Aurenir Paiva – presidente do CNLB Nordeste 4 e secretária adjunta do CNLB Nacional
Ressalto que nós, enquanto mulheres, contribuímos com nossa participação ativa no anúncio e construção do Reino de Deus quando assumimos nossa vocação e missão na vivência dos ensinamentos de Cristo Libertador nas ações do cotidiano, na Igreja e na sociedade. É notável o número de mulheres que assumem a articulação e a organização do CNLB a nível nacional, regional e nas dioceses de todo o Brasil. Percebe-se a conquista da mulher assumindo a ação profética e missionária. E sendo sinal de instrumento de transformação na busca do diálogo constante e da motivação para que cada batizado e batizada seja um instrumento vivo do profetismo de Cristo Libertador, através de seu testemunho autêntico na Igreja e na sociedade.

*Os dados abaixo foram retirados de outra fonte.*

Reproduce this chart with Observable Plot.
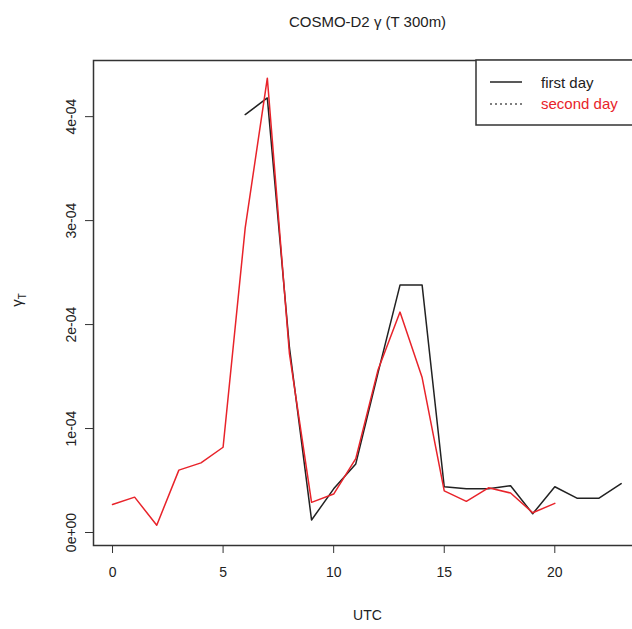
<!DOCTYPE html>
<html><head><meta charset="utf-8">
<script src="https://cdn.jsdelivr.net/npm/d3@7"></script>
<script src="https://cdn.jsdelivr.net/npm/@observablehq/plot@0.6"></script>
<style>body{margin:0;overflow:hidden;background:#fff}</style>
</head><body><div id="chart"></div>
<script>
// horas UTC y valores gamma
const hoursFirst = [6,7,8,9,10,11,12,13,14,15,16,17,18,19,20,21,22,23]
const firstDay = [4.02,4.18,1.78,0.12,0.42,0.66,1.53,2.38,2.38,0.44,0.42,0.42,0.45,0.18,0.44,0.33,0.33,0.47]
const hoursSecond = [0,1,2,3,4,5,6,7,8,9,10,11,12,13,14,15,16,17,18,19,20]
const secondDay = [0.27,0.34,0.07,0.60,0.67,0.82,2.93,4.37,1.72,0.29,0.37,0.71,1.56,2.12,1.49,0.40,0.30,0.43,0.38,0.19,0.28]
const xTicks = [0,5,10,15,20]
const yTicks = [0,1e-4,2e-4,3e-4,4e-4]
const yLabels = ["0e+00","1e-04","2e-04","3e-04","4e-04"]

const d1 = hoursFirst.map((h,i) => ({h, v: firstDay[i]*1e-4}))
const d2 = hoursSecond.map((h,i) => ({h, v: secondDay[i]*1e-4}))

const font = "Liberation Sans, Arial, sans-serif"

let chart = Plot.plot({
  width: 641,
  height: 629,
  marginLeft: 93,
  marginRight: 0,
  marginTop: 60,
  marginBottom: 84,
  style: {fontFamily: font, fontSize: "14px", color: "#222", maxWidth: "none"},
  x: {domain: [-0.86, 23.92]},
  y: {domain: [-0.125e-4, 4.54e-4]},
  marks: [
    Plot.frame({stroke: "#333", strokeWidth: 1.5}),
    Plot.line(d1, {x: "h", y: "v", stroke: "#222", strokeWidth: 1.5}),
    Plot.line(d2, {x: "h", y: "v", stroke: "#e8232a", strokeWidth: 1.5}),
    Plot.axisX({ticks: xTicks, tickSize: 8, tickPadding: 14, label: null, fontSize: 14, stroke: "#333"}),
    Plot.axisY({ticks: yTicks, tickFormat: (d,i) => yLabels[i], tickSize: 8, tickPadding: 10,
      tickRotate: -90, label: null, fontSize: 14, stroke: "#333"}),
    Plot.text(["UTC"], {frameAnchor: "bottom", dy: 74, fontSize: 14, fill: "#222"}),
    Plot.text(["COSMO-D2 γ (T 300m)"], {frameAnchor: "top", dy: -44, fontSize: 15, fill: "#222"})
  ]
})

const svg = d3.select(chart)
// etiqueta del eje y con subindice
const yl = svg.append("text").attr("transform", "translate(22,300) rotate(-90)")
  .attr("text-anchor", "middle").style("font-family", font).style("font-size", "15px").attr("fill", "#222")
yl.append("tspan").text("γ")
yl.append("tspan").text("T").attr("dy", 4).style("font-size", "10px")

// leyenda en la esquina superior derecha
const g = svg.append("g").attr("text-anchor", "start")
g.append("rect").attr("x", 476).attr("y", 60).attr("width", 170).attr("height", 65)
  .attr("fill", "white").attr("stroke", "#333").attr("stroke-width", 1.5)
g.append("line").attr("x1", 490).attr("x2", 522).attr("y1", 82).attr("y2", 82).attr("stroke", "#222").attr("stroke-width", 1.5)
g.append("line").attr("x1", 490).attr("x2", 522).attr("y1", 104).attr("y2", 104).attr("stroke", "#555")
  .attr("stroke-width", 1.5).attr("stroke-dasharray", "2,3")
g.append("text").attr("x", 541).attr("y", 88).text("first day").attr("fill", "#222")
  .style("font-family", font).style("font-size", "15px")
g.append("text").attr("x", 541).attr("y", 109).text("second day").attr("fill", "#e8232a")
  .style("font-family", font).style("font-size", "15px")

d3.select('#chart').append(() => chart)
</script></body></html>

Karina de Carvalho – Assessora de Comunicação CNBB Sul 2
A atuação e o protagonismo das mulheres na Igreja não é de hoje, vem de longa data, basta a gente observar a caminhada das nossas comunidades, das nossas paróquias a presença das mulheres na pastoral, na animação das comunidades. É sempre mais expressiva que a dos homens, não que seja mais importante, mas elas estão ali, cuidando, no zelo, assumindo o serviço. Isso é de grande importância.
Um grande surpresa foi encontrar o Papa. Eu não sabia o que dizer, só me apresentei, disse que eu era a Karina, que era jornalista e estava acompanhando, fazendo a cobertura da Visita Ad Limina com os bispos. Para minha surpresa, ele tem um jeito com todos, de olhar nos olhos, segurar firme na mão. Ele me olhou e depois olhou para os bispos num sentido de aprovação e disse “que bom, trouxeram uma mulher com vocês”. E comentou ‘podia trazer umas quatro ou cinco”, falou brincando. Foi uma grande alegria e um reconhecimento do Papa, o quanto ele acha importante essa presença da mulher. Senti uma acolhida e uma alegria grande em ter a minha presença ali. Foi um momento muito especial. Isso marca minha vida, marca meu trabalho na Igreja, perceber que hoje sou funcionaria da CNBB Sul 2, mas em primeiro lugar sou uma cristã que vive a sua fé e é uma grande graça você trabalhar e comunicar o que você vive. Para mim, profissão, vida e fé se misturam.
Dorismeire Vasconcelos – liderança leiga da Diocese do Xingu (PA) e auditora no Sínodo para a Amazônia
O Sínodo Especial para Amazônia foi um marco na caminhada das mulheres na Igreja, em especial na Pan Amazônia. Pois em nossa realidade territorial essa presença feminina é forte e é a força que sustenta, articula, mobiliza e faz o agir na missão da Igreja que é o EVANGELIZAR.
[…] Assim com um ser humano precisa do ventre de uma mulher para vim ao mundo. Não há novos caminhos para uma Igreja amazônica e uma ecologia integral sem que a mulher se faça presente e participativa lado a lado como o homem nesse processo. Isso também é sinodalidade, comunhão e unidade. Tudo está interligado.